* Data section:
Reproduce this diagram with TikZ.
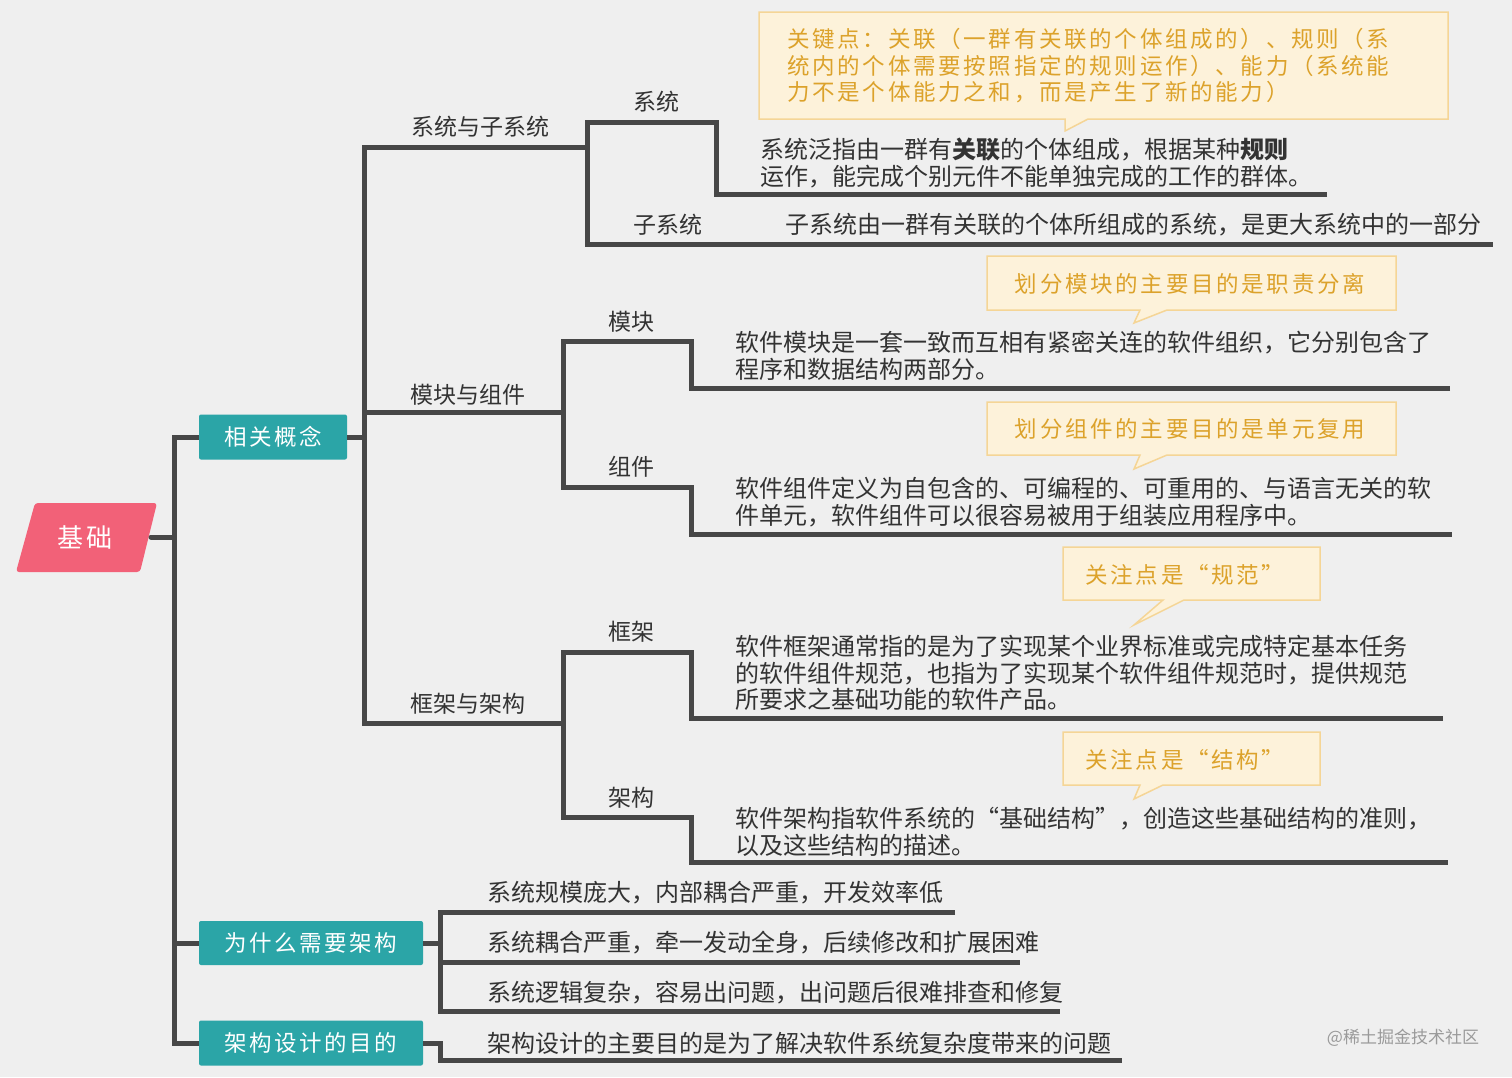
\documentclass[tikz,border=0pt]{standalone}
\usepackage{fontspec}
\setmainfont{Noto Sans CJK SC}
\newfontfamily\spaced{Noto Sans CJK SC}[LetterSpace=11]
\newfontfamily\cspaced{Noto Sans CJK SC}[LetterSpace=12]
\usetikzlibrary{calc}
\definecolor{bgc}{HTML}{EFEFEF}
\definecolor{linec}{HTML}{474747}
\definecolor{tealc}{HTML}{2BA5A7}
\definecolor{pinkc}{HTML}{F26178}
\definecolor{cfill}{HTML}{FDF2DA}
\definecolor{cborder}{HTML}{F5D596}
\definecolor{ctext}{HTML}{DCA22B}
\definecolor{txtc}{HTML}{333333}
\definecolor{wmc}{HTML}{9A9A9A}
\tikzset{
  tree/.style={draw=linec, line width=5pt, line join=miter},
  tbox/.style={fill=tealc, rounded corners=2pt, text=white, inner sep=0pt,
    font=\spaced\fontsize{22.5}{26}\selectfont},
  lbl/.style={text=txtc, inner sep=0pt, font=\fontsize{23}{27}\selectfont},
  body/.style={text=txtc, inner sep=0pt, anchor=west, align=left, font=\fontsize{24}{26.5}\selectfont},
  cbox/.style={fill=cfill, draw=cborder, line width=1.5pt, line join=miter},
  ctxt/.style={text=ctext, inner sep=0pt, align=left, font=\cspaced\fontsize{22.5}{26.5}\selectfont},
}
\begin{document}
\begin{tikzpicture}[x=1pt,y=-1pt]
\useasboundingbox (0,0) rectangle (1512,1077);
\fill[bgc] (0,0) rectangle (1512,1077);

% ---- root ----
\fill[pinkc, rounded corners=3pt] (35,503) -- (157,503) -- (140,572) -- (16,572) -- cycle;
\node[text=white, inner sep=0pt, font=\spaced\fontsize{26}{30}\selectfont] (root) at (85,537) {基础};
\coordinate (rootr) at (151,537);

% ---- level 1 boxes ----
\node[tbox, minimum width=148pt, minimum height=45pt] (xg) at (273,437) {相关概念};
\node[tbox, minimum width=224pt, minimum height=44pt] (why) at (311,943) {为什么需要架构};
\node[tbox, minimum width=224pt, minimum height=45pt] (mb) at (311,1043) {架构设计的目的};

\draw[tree, line cap=round] (rootr) -- (174,537);
\draw[tree] (xg.west) -- (174,437) |- (mb.west);
\draw[tree] (174,943) -- (why.west);

% ---- 相关概念 subtree ----
\coordinate (a1) at (587,147);
\coordinate (a2) at (563,412);
\coordinate (a3) at (563,723);
\draw[tree] (xg.east) -- (364,437);
\draw[tree] (a1) -| (364,723) -- (a3);
\draw[tree] (364,412) -- (a2);
\node[lbl] (l1) at (480,127) {系统与子系统};
\node[lbl] (l2) at (468,395) {模块与组件};
\node[lbl] (l3) at (468,704) {框架与架构};

% 系统 / 子系统
\draw[tree] (1327,194) -- (716,194) |- (587,122) |- (1493,244);
\node[lbl] (s1) at (656,102) {系统};
\node[body] (s1t) at (760,163) {系统泛指由一群有\textbf{关联}的个体组成，根据某种\textbf{规则}\\运作，能完成个别元件不能单独完成的工作的群体。};
\node[lbl] (s2) at (668,225) {子系统};
\node[body] (s2t) at (785,225) {子系统由一群有关联的个体所组成的系统，是更大系统中的一部分};

% 模块 / 组件
\draw[tree] (1450,388) -- (691,388) |- (563,341) |- (691,487) |- (1452,534);
\node[lbl] (m1) at (631,322) {模块};
\node[body] (m1t) at (735,356) {软件模块是一套一致而互相有紧密关连的软件组织，它分别包含了\\程序和数据结构两部分。};
\node[lbl] (m2) at (631,467) {组件};
\node[body] (m2t) at (735,502) {软件组件定义为自包含的、可编程的、可重用的、与语言无关的软\\件单元，软件组件可以很容易被用于组装应用程序中。};

% 框架 / 架构
\draw[tree] (1443,718) -- (691,718) |- (563,652) |- (691,817) |- (1448,862);
\node[lbl] (f1) at (631,632) {框架};
\node[body] (f1t) at (735,673) {软件框架通常指的是为了实现某个业界标准或完成特定基本任务\\的软件组件规范，也指为了实现某个软件组件规范时，提供规范\\所要求之基础功能的软件产品。};
\node[lbl] (f2) at (631,798) {架构};
\node[body] (f2t) at (735,832) {软件架构指软件系统的“基础结构”，创造这些基础结构的准则，\\以及这些结构的描述。};

% ---- 为什么需要架构 subtree ----
\draw[tree] (why.east) -- (440,943);
\draw[tree] (955,912) -- (440,912) |- (1060,1011);
\draw[tree] (440,962) -- (1020,962);
\node[body] (w1) at (487,893) {系统规模庞大，内部耦合严重，开发效率低};
\node[body] (w2) at (487,943) {系统耦合严重，牵一发动全身，后续修改和扩展困难};
\node[body] (w3) at (487,993) {系统逻辑复杂，容易出问题，出问题后很难排查和修复};

% ---- 架构设计的目的 ----
\draw[tree] (mb.east) -- (440,1043) |- (1122,1060);
\node[body] (p1) at (487,1043) {架构设计的主要目的是为了解决软件系统复杂度带来的问题};

% ---- callouts ----
\draw[cbox] (759,12) -- (1448,12) -- (1448,119) -- (1088,119) -- (1065,131) -- (1065,119) -- (759,119) -- cycle;
\node[ctxt, anchor=west] (c1) at (787,66) {关键点：关联（一群有关联的个体组成的）、规则（系\\统内的个体需要按照指定的规则运作）、能力（系统能\\力不是个体能力之和，而是产生了新的能力）};

\draw[cbox] (987,256) -- (1396,256) -- (1396,310) -- (1167,310) -- (1134,323) -- (1140,310) -- (987,310) -- cycle;
\node[ctxt] (c2) at (1190,284) {划分模块的主要目的是职责分离};

\draw[cbox] (987,402) -- (1396,402) -- (1396,455) -- (1167,455) -- (1134,469) -- (1140,455) -- (987,455) -- cycle;
\node[ctxt] (c3) at (1190,429) {划分组件的主要目的是单元复用};

\draw[cbox] (1063,547) -- (1320,547) -- (1320,600) -- (1184,600) -- (1134,625) -- (1163,600) -- (1063,600) -- cycle;
\node[ctxt] (c4) at (1185,575) {关注点是“规范”};

\draw[cbox] (1063,732) -- (1320,732) -- (1320,785) -- (1163,785) -- (1134,799) -- (1140,785) -- (1063,785) -- cycle;
\node[ctxt] (c5) at (1185,760) {关注点是“结构”};

% watermark
\node[text=wmc, inner sep=0pt, font=\fontsize{17}{20}\selectfont] (wm) at (1403,1038) {@稀土掘金技术社区};
\end{tikzpicture}
\end{document}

* Exercise goal:
Return nothing but the lines running from the start of the data to the line with "(rootr) at (151,537);", please, both ends included and no pictures.

* Response:
Reproduce this diagram with TikZ.
\documentclass[tikz,border=0pt]{standalone}
\usepackage{fontspec}
\setmainfont{Noto Sans CJK SC}
\newfontfamily\spaced{Noto Sans CJK SC}[LetterSpace=11]
\newfontfamily\cspaced{Noto Sans CJK SC}[LetterSpace=12]
\usetikzlibrary{calc}
\definecolor{bgc}{HTML}{EFEFEF}
\definecolor{linec}{HTML}{474747}
\definecolor{tealc}{HTML}{2BA5A7}
\definecolor{pinkc}{HTML}{F26178}
\definecolor{cfill}{HTML}{FDF2DA}
\definecolor{cborder}{HTML}{F5D596}
\definecolor{ctext}{HTML}{DCA22B}
\definecolor{txtc}{HTML}{333333}
\definecolor{wmc}{HTML}{9A9A9A}
\tikzset{
  tree/.style={draw=linec, line width=5pt, line join=miter},
  tbox/.style={fill=tealc, rounded corners=2pt, text=white, inner sep=0pt,
    font=\spaced\fontsize{22.5}{26}\selectfont},
  lbl/.style={text=txtc, inner sep=0pt, font=\fontsize{23}{27}\selectfont},
  body/.style={text=txtc, inner sep=0pt, anchor=west, align=left, font=\fontsize{24}{26.5}\selectfont},
  cbox/.style={fill=cfill, draw=cborder, line width=1.5pt, line join=miter},
  ctxt/.style={text=ctext, inner sep=0pt, align=left, font=\cspaced\fontsize{22.5}{26.5}\selectfont},
}
\begin{document}
\begin{tikzpicture}[x=1pt,y=-1pt]
\useasboundingbox (0,0) rectangle (1512,1077);
\fill[bgc] (0,0) rectangle (1512,1077);

% ---- root ----
\fill[pinkc, rounded corners=3pt] (35,503) -- (157,503) -- (140,572) -- (16,572) -- cycle;
\node[text=white, inner sep=0pt, font=\spaced\fontsize{26}{30}\selectfont] (root) at (85,537) {基础};
\coordinate (rootr) at (151,537);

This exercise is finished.